It’s possible No Time to Die could be delayed until 2021. The upcoming James Bond film was the first major blockbuster to shift release dates in the wake of the coronavirus pandemic, moving back from April to November 2020. Since then, basically all of Hollywood has shut down and the movie calendar is clear through mid-July (when Christopher Nolan‘s Tenet is slated to open). That appears to be when the industry is banking on things being safe; Mulan and Wonder Woman 1984 are also scheduled to premiere in late summer.
As eager as moviegoers are to see a new film on the big screen, there unfortunately is no guarantee that will be able to happen in a few months. For instance, Connie Nielsen is unsure Wonder Woman 1984 will be able to meet its new release date. The ongoing health crisis remains a fluid situation that’s impossible to predict. Because of that, it isn’t out of the question movies that have already been delayed will get pushed back further.
Per the Daily Mail, the great debate for No Time to Die right now is to either stick to the November date or look to 2021 (where potential dates are increasingly becoming scarce). As is the case with franchise tentpoles like Black Widow and Wonder Woman 1984, No Time to Die will not be going straight to streaming. As a source told the outlet:
“If it has to wait till next year then so be it. There are hundreds of millions of dollars involved here. Release it when audiences feel safe to return. But it’s a nerve-racking call.”
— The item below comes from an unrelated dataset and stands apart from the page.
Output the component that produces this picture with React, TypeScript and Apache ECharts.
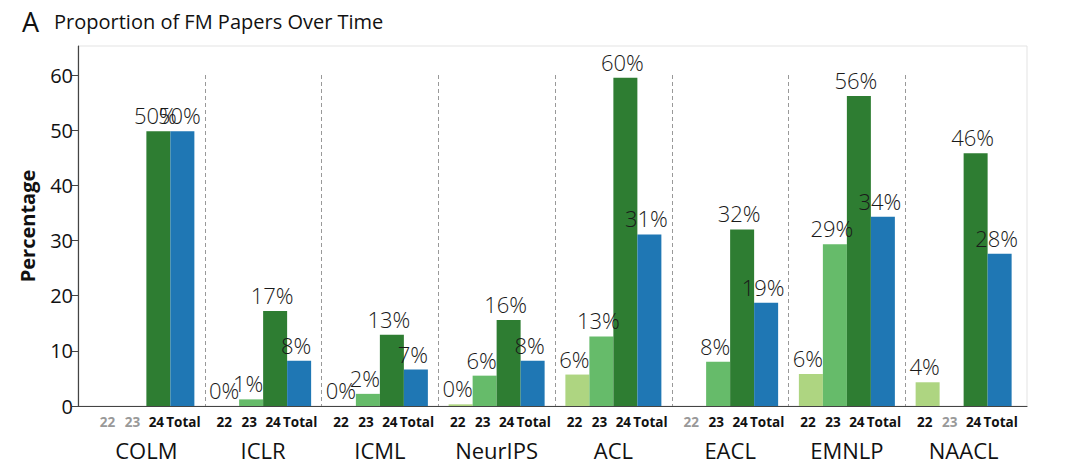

Delaying No Time to Die cost MGM between $30-50 million, and the film already boasted the most expensive production budget in Bond history. So, it goes without saying everyone involved needs No Time to Die to be a huge hit, which is something to keep in mind when discussing this dilemma. The Bond franchise has always been a huge draw overseas (Spectre grossed $880.6 million worldwide), meaning the status of the global theatrical marketplace will likely be a determining factor. If theaters around the world are open and bringing in solid business, then No Time to Die could move forward with its planned November premiere. However, should a majority of theaters remain closed (particularly ones in key markets), the Bond producers may be inclined to move the film again – but could have trouble finding another new date clear of competition.
There’s no denying this will be particularly tricky to figure out. Even if most theaters reopen later in the year, there will be restrictions in place to cap attendance (for social distancing reasons) as everyone eases back. That would obviously impact the amount of money films gross at the box office; Tenet and Mulan are predicted to have softer openings than normal if they come out in July. Again, No Time to Die has to earn a healthy amount in order to be profitable, and the movie’s producers may not feel comfortable releasing it until they’re confident it can post strong numbers similar to what it would have scored in normal circumstances. On the other hand, No Time to Die can’t sit on the shelf forever, so at some point the studio is going to have to roll the dice.